___ Data extract
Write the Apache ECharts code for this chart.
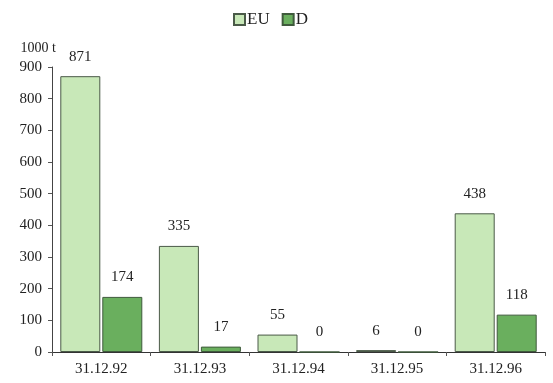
<!DOCTYPE html>
<html>
<head>
<meta charset="utf-8">
<script src="https://cdn.jsdelivr.net/npm/echarts@6/dist/echarts.min.js"></script>
<style>
  html, body { margin: 0; padding: 0; background: #fff; }
  #chart { width: 553px; height: 383px; }
</style>
</head>
<body>
<div id="chart"></div>
<script>
// Stock levels (1000 t) at year end
const categories = ['31.12.92', '31.12.93', '31.12.94', '31.12.95', '31.12.96'];
const euValues = [871, 335, 55, 6, 438];
const dValues = [174, 17, 0, 0, 118];
const yTicks = [0, 100, 200, 300, 400, 500, 600, 700, 800, 900];

const serif = '"Liberation Serif", "DejaVu Serif", serif';

const chart = echarts.init(document.getElementById('chart'), null, { renderer: 'canvas' });

const valueLabel = {
  show: true,
  position: 'top',
  distance: 12,
  fontFamily: serif,
  fontSize: 15,
  color: '#222'
};

chart.setOption({
  animation: false,
  backgroundColor: '#ffffff',
  textStyle: { fontFamily: serif },
  legend: {
    top: 6,
    left: 228,
    itemWidth: 11,
    itemHeight: 11,
    itemGap: 12,
    icon: 'rect',
    textStyle: { fontFamily: serif, fontSize: 17, color: '#222', padding: [0, 0, 0, -3] },
    data: ['EU', 'D']
  },
  grid: { left: 52, right: 8, top: 67, bottom: 31 },
  xAxis: {
    type: 'category',
    data: categories,
    axisLine: { lineStyle: { color: '#333', width: 1 } },
    axisTick: { show: true, length: 4, lineStyle: { color: '#555' } },
    axisLabel: { fontFamily: serif, fontSize: 15, color: '#222', margin: 10 }
  },
  yAxis: {
    type: 'value',
    min: yTicks[0],
    max: yTicks[yTicks.length - 1],
    interval: 100,
    name: '1000 t',
    nameLocation: 'end',
    nameGap: 12,
    nameTextStyle: { fontFamily: serif, fontSize: 14, color: '#222', align: 'right', padding: [0, -4, 0, 0] },
    axisLine: { show: true, lineStyle: { color: '#444', width: 1 } },
    axisTick: { show: true, length: 4, lineStyle: { color: '#555' } },
    splitLine: { show: false },
    axisLabel: { fontFamily: serif, fontSize: 15, color: '#222', margin: 10 }
  },
  series: [
    {
      name: 'EU',
      type: 'bar',
      data: euValues,
      barWidth: 40,
      barGap: '5%',
      itemStyle: { color: '#c8e8b8', borderColor: '#4a5a48', borderWidth: 1 },
      label: valueLabel
    },
    {
      name: 'D',
      type: 'bar',
      data: dValues,
      barWidth: 40,
      itemStyle: { color: '#6aaf5e', borderColor: '#3f5a3c', borderWidth: 1 },
      label: valueLabel
    }
  ]
});
</script>
</body>
</html>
______
Copy the listing in full and without alteration, omitting every picture.

Write the Apache ECharts code for this chart.
<!DOCTYPE html>
<html>
<head>
<meta charset="utf-8">
<script src="https://cdn.jsdelivr.net/npm/echarts@6/dist/echarts.min.js"></script>
<style>
  html, body { margin: 0; padding: 0; background: #fff; }
  #chart { width: 553px; height: 383px; }
</style>
</head>
<body>
<div id="chart"></div>
<script>
// Stock levels (1000 t) at year end
const categories = ['31.12.92', '31.12.93', '31.12.94', '31.12.95', '31.12.96'];
const euValues = [871, 335, 55, 6, 438];
const dValues = [174, 17, 0, 0, 118];
const yTicks = [0, 100, 200, 300, 400, 500, 600, 700, 800, 900];

const serif = '"Liberation Serif", "DejaVu Serif", serif';

const chart = echarts.init(document.getElementById('chart'), null, { renderer: 'canvas' });

const valueLabel = {
  show: true,
  position: 'top',
  distance: 12,
  fontFamily: serif,
  fontSize: 15,
  color: '#222'
};

chart.setOption({
  animation: false,
  backgroundColor: '#ffffff',
  textStyle: { fontFamily: serif },
  legend: {
    top: 6,
    left: 228,
    itemWidth: 11,
    itemHeight: 11,
    itemGap: 12,
    icon: 'rect',
    textStyle: { fontFamily: serif, fontSize: 17, color: '#222', padding: [0, 0, 0, -3] },
    data: ['EU', 'D']
  },
  grid: { left: 52, right: 8, top: 67, bottom: 31 },
  xAxis: {
    type: 'category',
    data: categories,
    axisLine: { lineStyle: { color: '#333', width: 1 } },
    axisTick: { show: true, length: 4, lineStyle: { color: '#555' } },
    axisLabel: { fontFamily: serif, fontSize: 15, color: '#222', margin: 10 }
  },
  yAxis: {
    type: 'value',
    min: yTicks[0],
    max: yTicks[yTicks.length - 1],
    interval: 100,
    name: '1000 t',
    nameLocation: 'end',
    nameGap: 12,
    nameTextStyle: { fontFamily: serif, fontSize: 14, color: '#222', align: 'right', padding: [0, -4, 0, 0] },
    axisLine: { show: true, lineStyle: { color: '#444', width: 1 } },
    axisTick: { show: true, length: 4, lineStyle: { color: '#555' } },
    splitLine: { show: false },
    axisLabel: { fontFamily: serif, fontSize: 15, color: '#222', margin: 10 }
  },
  series: [
    {
      name: 'EU',
      type: 'bar',
      data: euValues,
      barWidth: 40,
      barGap: '5%',
      itemStyle: { color: '#c8e8b8', borderColor: '#4a5a48', borderWidth: 1 },
      label: valueLabel
    },
    {
      name: 'D',
      type: 'bar',
      data: dValues,
      barWidth: 40,
      itemStyle: { color: '#6aaf5e', borderColor: '#3f5a3c', borderWidth: 1 },
      label: valueLabel
    }
  ]
});
</script>
</body>
</html>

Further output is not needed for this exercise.